Water lifted from wells in the Rohingya camps is contaminated risking adult and child health. It is spreading fast. Increase of Acute Watery Diarrhoea (AWD) has caused several deaths, said a UNICEF press release.
Between 25 August and 11 November 2017, a total of 36,096 AWD cases were reported including 10 deaths. A total of 42 per cent (15,206) were in the under-5 age group. An upward trend is being observed. Truly the exact cause of increased cases of AWD remains uncertain, it may be linked to contaminated food or water.
Since 25th August, about 621,000 Rohingyas arrived in less than three months,UNICEF and partners have been working to ensure the provision of safe drinking water, latrines and sanitation systems inside the refugee camps.
UNICEF expressed deep concern over the high levels of bacterial contamination (E.coli) from water lifted from wells inside the Rohingya refugee camps in Cox’s Bazar in southern Bangladesh.
Some of the tube wells inside the camps have been dug to shallow depths are very congested and do not have safeguards in place to prevent bacterial contamination at ground level. UNICEF has been working with its WASH partners to install tube wells which meet international standards by ensuring a depth of at least forty meters and by ensuring that all tube wells have an appropriate ceiling.
Contamination may flow through poor hygienic practices such as the use of dirty containers, bad hygienic habits of the population in water handling.

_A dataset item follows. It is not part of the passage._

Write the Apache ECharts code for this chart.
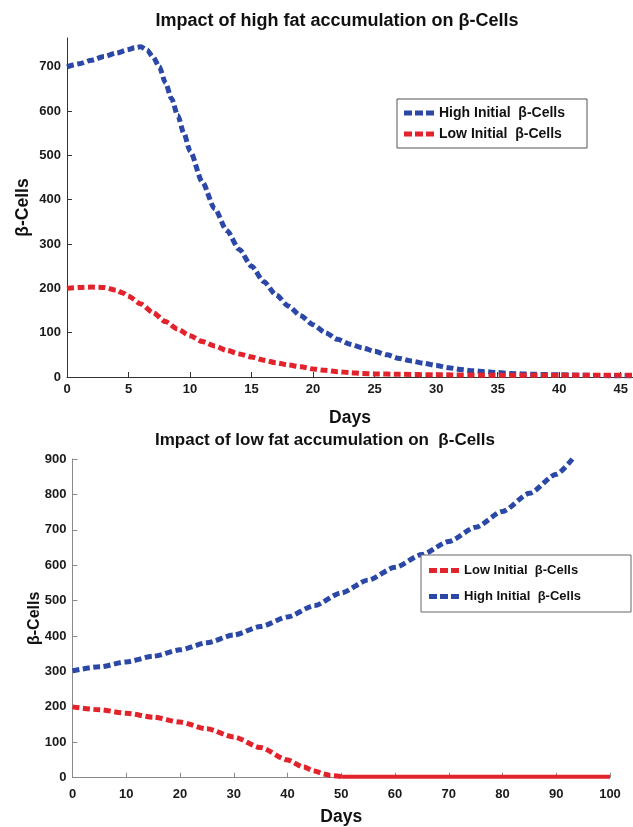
<!DOCTYPE html>
<html>
<head>
<meta charset="utf-8">
<script src="https://cdn.jsdelivr.net/npm/echarts@6/dist/echarts.min.js"></script>
<style>
  html, body { margin: 0; padding: 0; background: #ffffff; }
  #chart { width: 633px; height: 827px; }
</style>
</head>
<body>
<div id="chart"></div>
<script>
// Panel titles and series names
const topTitle = 'Impact of high fat accumulation on β-Cells';
const bottomTitle = 'Impact of low fat accumulation on  β-Cells';
const highName = 'High Initial  β-Cells';
const lowName = 'Low Initial  β-Cells';

// High fat accumulation: β-cell count vs days
const topHighDays = [0,1,2,3,4,5,5.5,6,6.5,7,7.5,8,8.5,9,9.5,10,11,12,13,14,15,16,17,18,19,20,21,22,23,24,25,26,27,28,29,30,31,32,33,34,35,36,37,38,40,42,44,46];
const topHighCells = [700,707,715,723,731,739,743,745,738,722,700,664,628,590,550,510,440,380,330,288,250,215,185,160,138,118,100,85,74,66,58,50,42,36,31,26,21,17,14,12,10,8,7,6,5,4,3,3];
const topLowDays = [0,1,2,3,4,4.5,5,6,7,8,9,10,11,12,13,14,15,16,17,18,19,20,21,22,23,24,25,27,30,35,40,46];
const topLowCells = [200,202,203,202,196,190,182,165,145,125,108,93,80,70,60,52,45,38,32,27,23,18,15,12,10,8,7,6,5,4,4,4];

// Low fat accumulation: β-cell count vs days
const botHighDays = [0,5,10,15,20,25,30,35,40,45,50,55,60,65,70,75,80,85,90,93];
const botHighCells = [302,313,327,343,361,381,403,427,454,486,522,558,594,630,667,707,752,803,857,900];
const botLowDays = [0,5,10,15,20,25,30,35,40,43,45,47,48,50];
const botLowCells = [200,192,182,171,157,138,115,85,50,30,19,10,6,3];
const botLowTailDays = [50,60,70,80,90,100];
const botLowTailCells = [3,3,3,3,3,3];

// Tick labels
const topXTicks = [0,5,10,15,20,25,30,35,40,45];
const topYTicks = [0,100,200,300,400,500,600,700];
const botXTicks = [0,10,20,30,40,50,60,70,80,90,100];
const botYTicks = [0,100,200,300,400,500,600,700,800,900];

const pairs = (xs, ys) => xs.map((x, i) => [x, ys[i]]);

const BLUE = '#2b48a6';
const RED = '#e2232b';
const FONT = '"Liberation Sans", Arial, sans-serif';
// three-dash legend key
const DASH_ICON = 'path://M0 0h8v5h-8z M11 0h8v5h-8z M22 0h8v5h-8z';

function valueAxis(opts) {
  return Object.assign({
    type: 'value',
    splitLine: { show: false },
    axisLine: { show: true, onZero: false, lineStyle: { color: opts.lineColor, width: 1 } },
    axisTick: { show: true, inside: true, length: 5, customValues: opts.ticks, lineStyle: { color: opts.lineColor } },
    axisLabel: {
      customValues: opts.ticks,
      color: '#1a1a1a', fontFamily: FONT, fontSize: 13, fontWeight: 'bold', margin: opts.margin || 6
    },
    nameTextStyle: Object.assign({ color: '#111', fontFamily: FONT, fontSize: 17.5, fontWeight: 'bold' }, opts.nameStyle || {}),
    nameLocation: 'middle'
  }, opts.extra);
}

function dashed(name, data, color, xi) {
  return {
    name, type: 'line', xAxisIndex: xi, yAxisIndex: xi,
    data, showSymbol: false, symbol: 'none', smooth: 0.25, smoothMonotone: 'x',
    lineStyle: { color, width: 5, type: [7, 3.5], cap: 'butt' },
    itemStyle: { color }
  };
}

const chart = echarts.init(document.getElementById('chart'), null, { renderer: 'canvas' });

chart.setOption({
  animation: false,
  backgroundColor: '#ffffff',
  title: [
    { text: topTitle, left: 332, top: 7, textAlign: 'center',
      textStyle: { fontFamily: FONT, fontSize: 18, fontWeight: 'bold', color: '#111' } },
    { text: bottomTitle, left: 320, top: 427, textAlign: 'center',
      textStyle: { fontFamily: FONT, fontSize: 17, fontWeight: 'bold', color: '#111' } }
  ],
  legend: [
    { data: [highName, lowName], left: 397, top: 99, orient: 'vertical',
      icon: DASH_ICON, itemWidth: 30, itemHeight: 5, itemGap: 7,
      padding: [7, 22, 7, 7],
      borderColor: '#555', borderWidth: 1, backgroundColor: '#fff',
      textStyle: { fontFamily: FONT, fontSize: 14, fontWeight: 'bold', color: '#111' } },
    { data: [lowName, highName], left: 421, top: 555, orient: 'vertical',
      icon: DASH_ICON, itemWidth: 30, itemHeight: 5, itemGap: 13,
      padding: [9, 50, 9, 8],
      borderColor: '#666', borderWidth: 1, backgroundColor: '#fff',
      textStyle: { fontFamily: FONT, fontSize: 13, fontWeight: 'bold', color: '#111' } }
  ],
  grid: [
    { left: 67, top: 38, right: 0, height: 339 },
    { left: 72.5, top: 459, right: 23, height: 318.7 }
  ],
  xAxis: [
    valueAxis({ lineColor: '#333', ticks: topXTicks,
      extra: { gridIndex: 0, min: 0, max: 46, interval: 5, name: 'Days', nameGap: 32 } }),
    valueAxis({ lineColor: '#8a8a8a', ticks: botXTicks, margin: 10,
      extra: { gridIndex: 1, min: 0, max: 100, interval: 10, name: 'Days', nameGap: 30 } })
  ],
  yAxis: [
    valueAxis({ lineColor: '#333', ticks: topYTicks,
      extra: { gridIndex: 0, min: 0, max: 765, interval: 100, name: 'β-Cells', nameGap: 35, nameMoveOverlap: false } }),
    valueAxis({ lineColor: '#8a8a8a', ticks: botYTicks,
      nameStyle: { fontSize: 16 },
      extra: { gridIndex: 1, min: 0, max: 900, interval: 100, name: 'β-Cells', nameGap: 30, nameMoveOverlap: false } })
  ],
  series: [
    dashed(highName, pairs(topHighDays, topHighCells), BLUE, 0),
    dashed(lowName, pairs(topLowDays, topLowCells), RED, 0),
    dashed(lowName, pairs(botLowDays, botLowCells), RED, 1),
    dashed(highName, pairs(botHighDays, botHighCells), BLUE, 1),
    {
      name: lowName, type: 'line', xAxisIndex: 1, yAxisIndex: 1,
      data: pairs(botLowTailDays, botLowTailCells), showSymbol: false, symbol: 'none',
      lineStyle: { color: RED, width: 4, type: 'solid' }, itemStyle: { color: RED }
    }
  ]
});
</script>
</body>
</html>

Based on an analysis of the risk, UNICEF is working with the Bangladesh authorities to urgently investigate levels of contamination, and to ensure sinking of tube wells that meet international standards.
UNICEF is also distributing water purification tablets for water treatment at the household level as well as promoting good hygienic practices. The provision of safe drinking water has been one of the highest priorities for UNICEF in responding to the needs of Rohingya refugees.
Though the UNICEF is distributing around 195,000 liters daily to over 50,000 people through water treatment and installed more than 420 tube wells serving some 1, 40,000 people, water borne diseases are spreading and threatening people lives.